Bengkulu (Antaranews Bengkulu) - Lembaga lingkungan, Kanopi Bengkulu mendesak pemerintah meninggalkan energi kotor dalam pemenuhan listrik nasional sebesar 35 ribu Megawatt (MW) dan segera beralih ke energi terbarukan yang melimpah di negeri ini.

Ketua Kanopi Bengkulu, Ali Akbar saat berunjukrasa menyambut HUT ke-73 Republik Indonesia di Simpang Lima, Kota Bengkulu, Kamis menyatakan energi kotor yang dikembangkan lewat proyek-proyek PLTU batu bara terbukti telah menyengsarakan rakyat.

Petani di Teluk Sepang akan tergusur perlahan dan nelayan akan menderita karena laut terpolusi, jadi mudarat proyek jauh lebih besar dan manfaatnya, ujarnya.

Unjuk rasa bertajuk "Indonesia merdeka dari energi kotor, hentikan PLTU batu bara Teluk Sepang" menyerukan pemerintah untuk beralih atau `move on` dari energi kotor, sebab pemerintah Indonesia juga telah berkomitmen menurunkan emisi dalam Perjanjian Iklim Paris pada 2015.

Dengan komitmen menurunkan emisi sebesar 29 persen pada 2030 dan meningkat menjadi 40 persen dengan bantuan internasional justru kontradiktif dengan kebijakan listrik 35 ribu MW di mana 60 persen energi yang digunakan adalah batu bara.

Di sisi lain kata Ali, masyarakat juga telah paham akan dampak buruk yang diterima bila PLTU beroperasi sehingga saat peletakan batu pertama proyek pada 25 Oktober 2016, ratusan warga Teluk Sepang berunjukrasa memblokir jalan menuju lokasi proyek.

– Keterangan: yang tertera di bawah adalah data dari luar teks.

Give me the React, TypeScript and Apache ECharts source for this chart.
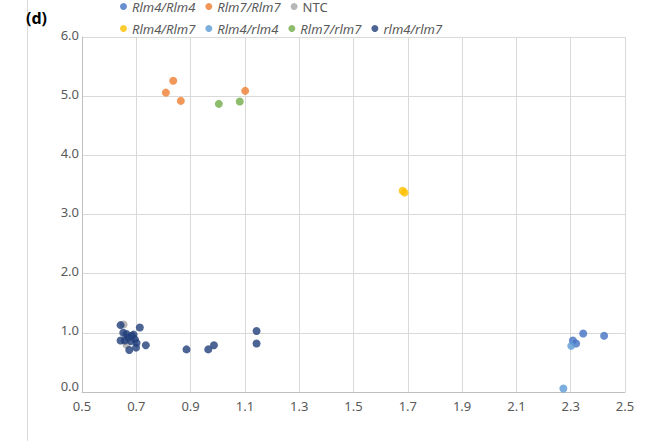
import React, { useEffect, useRef } from "react";
import * as echarts from "echarts";

const seriesNames = ["Rlm4/Rlm4", "Rlm7/Rlm7", "NTC", "Rlm4/Rlm7", "Rlm4/rlm4", "Rlm7/rlm7", "rlm4/rlm7"];
const seriesColors = ["#4472C4", "#ED7D31", "#A5A5A5", "#FFC000", "#5B9BD5", "#70AD47", "#213F7A"];

const rlm4Rlm4: number[][] = [[2.308, 0.87], [2.32, 0.82], [2.346, 0.99], [2.423, 0.95]];
const rlm7Rlm7: number[][] = [[0.836, 5.26], [0.809, 5.06], [0.864, 4.92], [1.101, 5.09]];
const ntc: number[][] = [[0.653, 1.14], [0.664, 0.8]];
const rlm4Rlm7: number[][] = [[1.681, 3.4], [1.688, 3.37]];
const rlm4rlm4: number[][] = [[2.302, 0.78], [2.273, 0.06]];
const rlm7rlm7: number[][] = [[1.004, 4.87], [1.081, 4.91]];
const rlm4rlm7: number[][] = [
  [0.642, 1.13], [0.713, 1.09], [0.652, 1.0], [0.664, 0.98], [0.642, 0.87], [0.658, 0.87],
  [0.683, 0.95], [0.695, 0.89], [0.701, 0.83], [0.674, 0.71], [0.699, 0.75], [0.735, 0.79],
  [0.67, 0.92], [0.69, 0.97], [0.68, 0.86],
  [0.885, 0.72], [0.965, 0.72], [0.986, 0.79], [1.143, 1.03], [1.143, 0.82],
];
const allData = [rlm4Rlm4, rlm7Rlm7, ntc, rlm4Rlm7, rlm4rlm4, rlm7rlm7, rlm4rlm7];

const xTicks = { min: 0.5, max: 2.5, interval: 0.2 };
const yTicks = { min: 0, max: 6, interval: 1 };

export default function App() {
  const ref = useRef<HTMLDivElement>(null);
  useEffect(() => {
    document.body.style.margin = "0";
    const chart = echarts.init(ref.current!, null, { renderer: "svg" });
    const legendText = { fontFamily: "Noto Sans", fontSize: 13, fontStyle: "italic", color: "#595959" };
    const legendItem = (name: string) =>
      name === "NTC" ? { name, textStyle: { fontStyle: "normal" } } : { name };
    chart.setOption({
      animation: false,
      backgroundColor: "#ffffff",
      graphic: [
        { type: "line", shape: { x1: 27.5, y1: 0, x2: 27.5, y2: 441 }, style: { stroke: "#d9d9d9", lineWidth: 1 } },
        {
          type: "text", left: 26, top: 10,
          style: { text: "(d)", fontFamily: "Noto Sans", fontWeight: "bold", fontSize: 16, fill: "#000000" },
        },
      ],
      legend: [
        {
          data: seriesNames.slice(0, 3).map(legendItem), left: 115, top: -5, itemWidth: 7, itemHeight: 7, itemGap: 10,
          icon: "circle", textStyle: legendText,
        },
        {
          data: seriesNames.slice(3).map(legendItem), left: 115, top: 17, itemWidth: 7, itemHeight: 7, itemGap: 10,
          icon: "circle", textStyle: legendText,
        },
      ],
      grid: { left: 82, right: 37, top: 37, bottom: 49 },
      xAxis: {
        type: "value", ...xTicks,
        axisLine: { show: true, lineStyle: { color: "#bfbfbf" } },
        axisTick: { show: false },
        splitLine: { show: true, lineStyle: { color: "#d9d9d9" } },
        axisLabel: {
          fontFamily: "Noto Sans", fontSize: 13, color: "#595959", margin: 7,
          formatter: (v: number) => v.toFixed(1),
        },
      },
      yAxis: {
        type: "value", ...yTicks,
        axisLine: { show: true, lineStyle: { color: "#bfbfbf" } },
        axisTick: { show: false },
        splitLine: { show: true, lineStyle: { color: "#d9d9d9" } },
        axisLabel: {
          fontFamily: "Noto Sans", fontSize: 13, color: "#595959", margin: 3,
          padding: [0, 0, 5, 0],
          formatter: (v: number) => (v === 0 ? "{z|0.0}" : v.toFixed(1)),
          rich: {
            z: { fontFamily: "Noto Sans", fontSize: 13, color: "#595959", padding: [0, 0, 7, 0] },
          },
        },
      },
      series: seriesNames.map((name, i) => ({
        name,
        type: "scatter",
        data: allData[i],
        symbol: "circle",
        symbolSize: 8,
        itemStyle: { color: seriesColors[i] },
      })),
    });
    return () => chart.dispose();
  }, []);
  return <div ref={ref} style={{ width: 662, height: 441 }} />;
}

Sementara Presiden Badan Eksekutif Mahasiswa (BEM) Universitas Bengkulu, Syahril Ramadan menegaskan peran negara dalam memenuhi kebutuhan listrik rakyat yang diamanatkan perundang-undangan telah dijalankan, namun sayangnya dengan pilihan keliru yaitu bergantung energi kotor yang terbukti berdampak buruk bagi lingkungan dan manusia.

Sejumlah negara yang sebelumnya menggunakan batu bara yakni India dan China kata Syahril sudah beralih ke energi terbarukan sehingga langkah Indonesia mengembangkan PLTU batu bara justru dipertanyakan.

Menurut dia, komitmen pemerintah menurunkan emisi gas rumah kaca akan sia-sia bila proyek PLTU batu bara sebagai penyumbang emisi terbesar secara global masih terus dikembagnkan pemerintah.

Dua hari sebelumnya, petani di Kelurahan Teluk Sepang menghadang petugas proyek PLTU yang membawa alat berat untuk mengeruk areal di sekitar kebun palawija.

Wilkan, petani palawija penggarap lahan PT Pelindo mengatakan belum ada sosialisasi tentang proyek PLTU batu bara tersebut kepada petani sehingga mereka akan bertahan untuk melindungi areal pertanian yang menjadi tumpuan hidup keluarganya.